As to long term benefits for the poor, just think how important it is for a school to have a refrigerator.
Chavez's rural electrification program is thoroughly 21st century, in that it is solar, and does not include the great environmental impacts of "on the grid" power systems. (--something that these organic farmers are very savvy about, as evidenced in their comments in the article, despite their lack of education and their isolation from the rest of the world.)
Another parallel to FDR is that people in these rural communities revere Chavez (the article uses the phrase "almost literal worship of the president"). When I was in Alabama as a civil rights worker in 1965, I often saw pictures--photos, paintings, woven rugs--depicting FDR (who, at that point, had been dead for 20 years) in the homes of Alabama's poor. He had obviously had a great impact on the poor, especially the black and excluded poor. I also have family with rural backgrounds in the Midwest, and I know how much FDR was revered by Midwestern farming communities. FDR was something of an ikon within my own family. And I know that the cause of this feeling is not anything anti-democratic in the sentiments of poor people, but rather it is evidence of the rarity of political leaders who genuinely care about the poor majority. I am also aware that the Chavez government has been elected--and was restored to power after a rightwing coup attempt--by a strong, very democratic, grass roots movement, involving many people, and that the Chavez government is not just Chavez, but is comprised of NUMEROUS people--experts, activists, politicians, bureaucrats--who are very like "New Dealers"--highly motivated, highly committed to progressive values, and to the welfare and empowerment of the people. Both governments--the Chavez govenrment and FDR's government--may have had ikonic heads, but those heads of government are as much the
result of democracy revolutions from below, as they are leaders who create a democracy revolution. The labor movement, for instance, had been very active for many decades, prior to FDR's election. So had the progressive farmers' movement. Similar movements put Chavez in power. Both heads of government are/were elected--in fair and honest elections--by big majorities, repeatedly. (FDR was elected president four times.)

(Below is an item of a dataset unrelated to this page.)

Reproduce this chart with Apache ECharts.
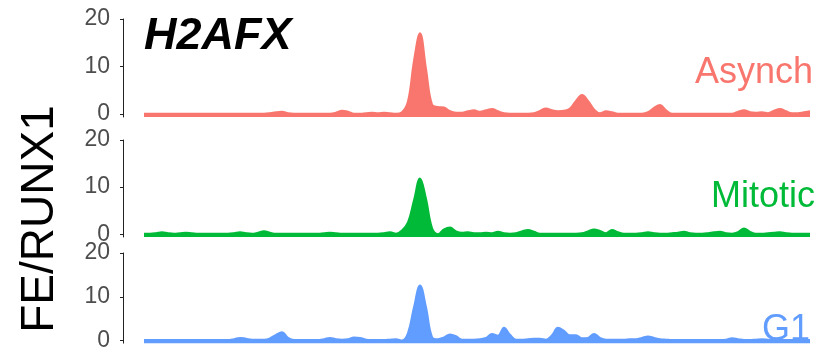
<!DOCTYPE html>
<html><head><meta charset="utf-8">
<script src="https://cdn.jsdelivr.net/npm/echarts@6/dist/echarts.min.js"></script>
<style>html,body{margin:0;padding:0;background:#fff}#c{width:826px;height:352px}</style>
</head><body><div id="c"></div>
<script>
const bins = Array.from({length: 112}, (_, i) => i);
const seriesNames = ['Asynch', 'Mitotic', 'G1'];
const seriesColors = ['#F8766D', '#00BA38', '#619CFF'];
const yTicks = [0, 10, 20];
const asynch = [0.1,0.1,0.1,0.1,0.1,0.1,0.1,0.1,0.1,0.1,0.1,0.1,0.1,0.1,0.1,0.1,0.1,0.1,0.1,0.1,
  0.1,0.2,0.4,0.5,0.2,0.1,0.1,0.1,0.1,0.1,0.1,0.1,0.3,0.7,0.5,0.1,0.1,0.2,0.3,0.2,
  0.3,0.2,0.1,0.4,2.7,11.2,17.0,9.5,2.0,1.5,1.4,0.6,0.3,0.3,0.6,0.8,0.5,0.8,1.1,0.6,
  0.2,0.1,0.1,0.1,0.1,0.2,0.7,1.2,0.8,0.6,0.7,1.2,2.8,4.0,2.8,1.0,0.2,0.6,0.4,0.1,
  0.1,0.1,0.1,0.1,0.4,1.3,1.9,0.8,0.1,0.1,0.1,0.1,0.1,0.1,0.1,0.1,0.1,0.1,0.1,0.5,
  0.8,0.4,0.3,0.4,0.2,0.7,1.1,0.6,0.2,0.2,0.4,0.6];
const mitotic = [0.1,0.1,0.2,0.4,0.2,0.1,0.2,0.3,0.2,0.1,0.1,0.1,0.1,0.1,0.1,0.2,0.4,0.2,0.1,0.3,
  0.6,0.3,0.1,0.1,0.1,0.1,0.1,0.1,0.1,0.1,0.2,0.3,0.2,0.1,0.1,0.1,0.1,0.1,0.1,0.1,
  0.2,0.4,0.1,0.8,2.5,7.2,11.8,7.5,1.3,0.0,1.0,1.4,0.6,0.3,0.4,0.2,0.2,0.3,0.2,0.5,
  0.2,0.1,0.2,0.6,0.9,0.5,0.1,0.1,0.1,0.1,0.1,0.1,0.1,0.2,0.6,1.0,0.7,0.2,0.9,0.4,
  0.1,0.1,0.1,0.2,0.4,0.2,0.1,0.1,0.2,0.3,0.5,0.2,0.1,0.1,0.2,0.4,0.5,0.2,0.1,0.4,
  1.2,0.5,0.1,0.1,0.2,0.3,0.4,0.2,0.1,0.1,0.1,0.1];
const g1 = [0.1,0.1,0.1,0.1,0.1,0.1,0.1,0.1,0.1,0.1,0.1,0.1,0.1,0.1,0.1,0.3,0.6,0.4,0.2,0.2,
  0.2,0.5,1.3,1.9,0.6,0.1,0.1,0.1,0.1,0.1,0.3,0.6,0.3,0.2,0.3,0.7,0.6,0.2,0.1,0.1,
  0.1,0.2,0.3,0.0,1.7,7.6,12.6,7.6,0.8,0.3,0.7,1.4,1.0,0.2,0.2,0.2,0.3,0.6,1.5,1.1,
  2.9,1.3,0.2,0.2,0.3,0.4,0.4,0.2,1.2,2.9,2.2,1.2,1.2,0.5,0.6,1.5,0.6,0.2,0.2,0.2,
  0.2,0.3,0.3,0.6,0.9,0.6,0.3,0.2,0.1,0.1,0.1,0.1,0.1,0.1,0.1,0.1,0.1,0.2,0.5,0.3,
  0.1,0.1,0.2,0.3,0.2,0.1,0.1,0.1,0.1,0.1,0.1,0.1];
const allData = [asynch, mitotic, g1];

const FONT = '"Liberation Sans", Arial, sans-serif';
const grids = [{top: 19, height: 98}, {top: 140, height: 97}, {top: 253, height: 98}];
const labelPos = [{right: 13, y: 73.5}, {right: 11, y: 197.5}, {right: 16, y: 330}];

const chart = echarts.init(document.getElementById('c'), null, {renderer: 'canvas'});
const option = {
  animation: false,
  backgroundColor: '#fff',
  grid: grids.map(g => ({left: 144, right: 16, top: g.top, height: g.height})),
  xAxis: grids.map((g, k) => ({type: 'category', gridIndex: k, data: bins, boundaryGap: false, show: false})),
  yAxis: grids.map((g, k) => ({
    type: 'value', gridIndex: k, min: -0.6, max: 20, offset: 21,
    axisLine: {show: true, lineStyle: {color: '#222', width: 1}},
    axisTick: {show: true, length: 3, customValues: yTicks, lineStyle: {color: '#222', width: 1}},
    axisLabel: {show: true, customValues: yTicks, margin: 13, color: '#4D4D4D', fontSize: 23, fontFamily: FONT},
    splitLine: {show: false}
  })),
  series: allData.map((d, k) => ({
    type: 'line', name: seriesNames[k], xAxisIndex: k, yAxisIndex: k, data: d,
    smooth: 0.4, symbol: 'none',
    lineStyle: {color: seriesColors[k], width: 2},
    areaStyle: {color: seriesColors[k], opacity: 1, origin: 'start'}
  })),
  graphic: [
    {type: 'text', x: 144, y: 37, style: {text: 'H2AFX', font: 'italic bold 45px ' + FONT, fill: '#000', align: 'left', verticalAlign: 'middle'}},
    {type: 'text', x: 40, y: 219, rotation: Math.PI / 2,
      style: {text: 'FE/RUNX1', font: '46px ' + FONT, fill: '#000', align: 'center', verticalAlign: 'middle'}}
  ].concat(seriesNames.map((n, k) => ({
    type: 'text', x: 826 - labelPos[k].right, y: labelPos[k].y,
    style: {text: n, font: '36px ' + FONT, fill: seriesColors[k], align: 'right', verticalAlign: 'middle'}
  })))
};
chart.setOption(option);
</script></body></html>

Venezuela is going through a "New Deal" transformation. That is why it is so hated by our multinational corporate/war profiteer rulers (our real rulers, that is), who have been fervently trying to dismantle the "New Deal" here, since the 1950s. Venezuela has been the avantgarde of this "New Deal" transformation throughout Latin America. This rural solar electrification project in Venezuela is one example of how this transformation affects ordinary people--in this case, hundreds of rural communities that had no electricity--very similar to the impacts of the "New Deal" on poor farmers here, with multiple similarities to the "New Deal" throughout Venezuelan society (in health care, education, small business, empowerment of labor, pensions, equality/human rights, and government advocacy of the poor against "organized money," as FDR put it).